Early residential development in Ryde dates from the late nineteenth century, spurred by the opening of the railway line to Hornsby. However, the most significant periods of development in the City have been in the interwar and post-war period. The initial development which was focussed around railway stations, tram routes and along the Parramatta River, spread as car ownership increased and infrastructure (especially roads and bridges) improved. By the 1960s, much of the City had been developed, although northern areas (North Ryde, Marsfield and Macquarie Park) remained as predominantly horticultural areas. By the 1980s, opportunities for greenfield development were largely exhausted and population growth stabilised. More recently, rates of infill and redevelopment have increased. This is exemplified by the redevelopment of old industrial areas along the Parramatta River at Meadowbank. These trends have resulted in the population of the City of Ryde growing in the last five years after two decades of relative stagnation or minimal population growth.
The primary housing market role that the City has played in the post war era has been to provide housing for families. This role continues to some extent, particularly in the Ryde and Denistone areas. Growth of student numbers at Macquarie University, particularly those from overseas, has resulted in many more young people (18-29 years) migrating to the City than previously. This trend is more noticeable in suburbs surrounding the University, such as Macquarie Park, Marsfield and Eastwood. The availability of more affordable family housing in neighbouring areas to the west and north of the City has led to a minor net loss of families. By and large, these trends will continue into the future.
Population and household forecasts, 2011 to 2036, prepared by .id the population experts, May 2016.
Note: The migration flows depicted above are historical and do not represent future or forecast migration flows or subsequent council boundary changes. The arrows represent migration flows to the area as a whole and do not indicate an origin or destination for any specific localities within the area. Overseas flow shows overseas arrivals only, based on answers to the census question “where did the person usually live 5-years ago.
Housing role and function
The City's population will be shaped largely by the supply of sites for residential redevelopment. Larger sites include the redevelopment of former industrial and commercial lands at Meadowbank, Ryde (Top Ryde) and North Ryde. The type and scale of housing in these areas is likely to attract larger numbers of young couples and professionals taking advantage of rental housing and proximity to employment opportunities at Macquarie Park and the CBD.
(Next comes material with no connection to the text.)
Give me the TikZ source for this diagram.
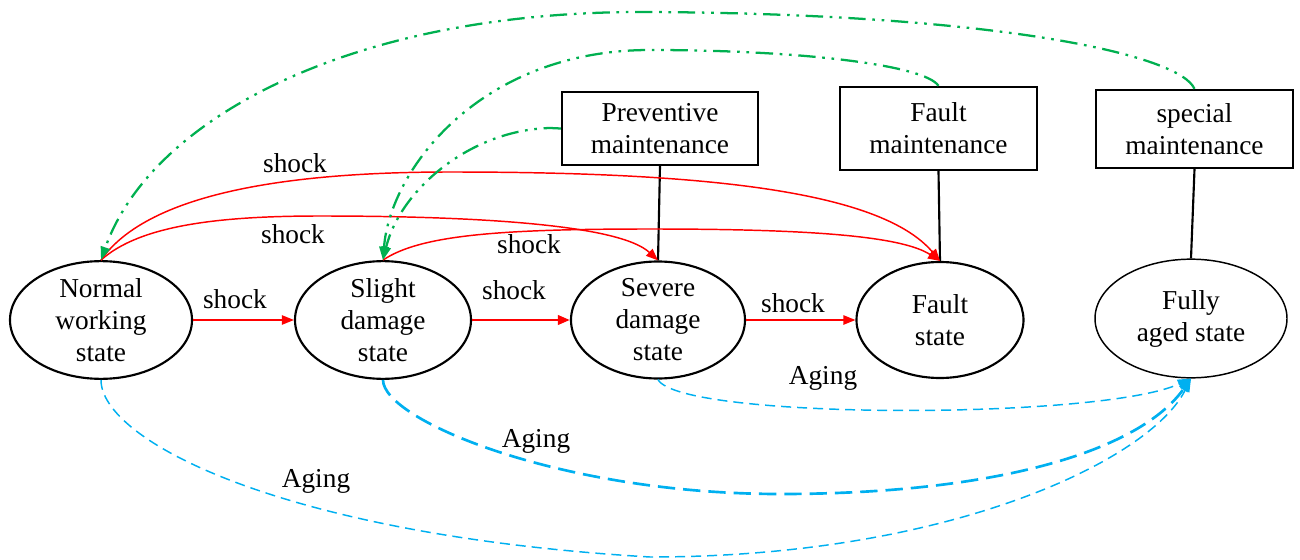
\documentclass[tikz,border=0pt]{standalone}
\usepackage{fontspec}
\newfontfamily\tnr{Liberation Serif}
\usetikzlibrary{arrows.meta,shapes.geometric}
\definecolor{gr}{HTML}{00B050}
\definecolor{bl}{HTML}{00B0F0}
\begin{document}
\begin{tikzpicture}[x=0.75pt,y=-0.75pt,font=\tnr\fontsize{20.5}{24}\selectfont,
  state/.style={ellipse,draw,line width=1.6pt,inner sep=0pt,align=center},
  mbox/.style={rectangle,draw,line width=1.7pt,inner sep=0pt,align=center},
  lbl/.style={inner sep=0pt},
  shk/.style={red,line width=1.1pt,-{Triangle[length=9pt,width=7pt]}},
  shkthick/.style={red,line width=2pt,-{Triangle[length=9pt,width=7pt]}},
  age/.style={bl,line width=1.1pt,dash pattern=on 7.5pt off 4.5pt,-{Triangle[length=10pt,width=7pt]}},
  agethick/.style={bl,line width=2pt,dash pattern=on 13pt off 6pt,-{Triangle[length=10pt,width=7pt]}},
  maint/.style={gr,line width=1.7pt,dash pattern=on 13pt off 5pt on 2pt off 5pt on 2pt off 5pt,-{Triangle[length=10pt,width=7pt]}}]
\useasboundingbox (0,0) rectangle (1300,560);

% states
\node[state,minimum width=136.5pt,minimum height=87.75pt] (N) at (101,320) {Normal\\working\\state};
\node[state,minimum width=132pt,minimum height=87.75pt] (S) at (383,320) {Slight\\damage\\state};
\node[state,minimum width=130.5pt,minimum height=87.75pt] (Sv) at (658,320) {Severe\\damage\\state};
\node[state,minimum width=125.25pt,minimum height=87pt] (F) at (940,320) {Fault\\state};
\node[state,line width=1.1pt,minimum width=144pt,minimum height=89pt] (Fa) at (1191,318.5) {Fully\\aged state};

% maintenance boxes
\node[mbox,minimum width=147pt,minimum height=54.75pt] (PM) at (660,128.5) {Preventive\\maintenance};
\node[mbox,minimum width=147.75pt,minimum height=62.25pt] (FM) at (938.5,128.5) {Fault\\maintenance};
\node[mbox,minimum width=147.75pt,minimum height=58.5pt] (SM) at (1194.5,129) {special\\maintenance};

\draw[line width=1.6pt] (PM.south) -- (Sv.north);
\draw[line width=1.6pt] (FM.south) -- (F.north);
\draw[line width=1.6pt] (SM.south) -- (Fa.north);

% shock transitions
\draw[shk] (N.east) -- (S.west);
\draw[shkthick] (S.east) -- (Sv.west);
\draw[shk] (Sv.east) -- (F.west);
\draw[shk] (N.north) .. controls (150,190) and (300,172) .. (450,172)
                     .. controls (700,172) and (880,190) .. (F.north);
\draw[shk] (N.north) .. controls (140,225) and (220,216) .. (320,216)
                     .. controls (480,216) and (620,225) .. (Sv.north);
\draw[shk] (S.north) .. controls (420,235) and (500,229) .. (650,229)
                     .. controls (800,229) and (900,235) .. (F.north);

\node[lbl] (l1) at (235,299) {shock};
\node[lbl] (l2) at (514,290) {shock};
\node[lbl] (l3) at (793,303) {shock};
\node[lbl] (l4) at (295,163) {shock};
\node[lbl] (l5) at (293,234) {shock};
\node[lbl] (l6) at (529,244) {shock};

% maintenance transitions
\draw[maint] (SM.north) .. controls (1180,55) and (1000,14) .. (650,12)
                        .. controls (350,10) and (150,120) .. (N.north);
\draw[maint] (FM.north) .. controls (925,65) and (800,50) .. (650,50)
                        .. controls (480,50) and (390,170) .. (S.north);
\draw[maint] (PM.west) -- (550,128) .. controls (470,130) and (400,190) .. (S.north);

% aging transitions
\draw[age] (Sv.south) .. controls (680,420) and (1100,420) .. (Fa.south);
\draw[agethick] (S.south) .. controls (383,420) and (560,494) .. (780,494)
                          .. controls (1000,494) and (1140,450) .. (Fa.south);
\draw[age] (N.south) .. controls (101,440) and (280,535) .. (650,557)
                     .. controls (950,557) and (1150,460) .. (Fa.south);

\node[lbl] (a1) at (823,378) {Aging};
\node[lbl] (a2) at (536,441) {Aging};
\node[lbl] (a3) at (316,481) {Aging};
\end{tikzpicture}
\end{document}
The other main sources of future housing supply in the City are infill and in-centre development. The propensity for infill varies considerably across the City due to differences in block size, age and quality of housing stock, and zoning. Infill is expected to be higher in North Ryde-East Ryde-Chatswood West and the Ryde area as these suburbs typically contain larger blocks and older housing stock which makes them suitable for townhouse style developments. In-centre development is related to specific planning policies implement by the City but further redevelopment around West Ryde, Ryde (Top Ryde) and Eastwood can be expected.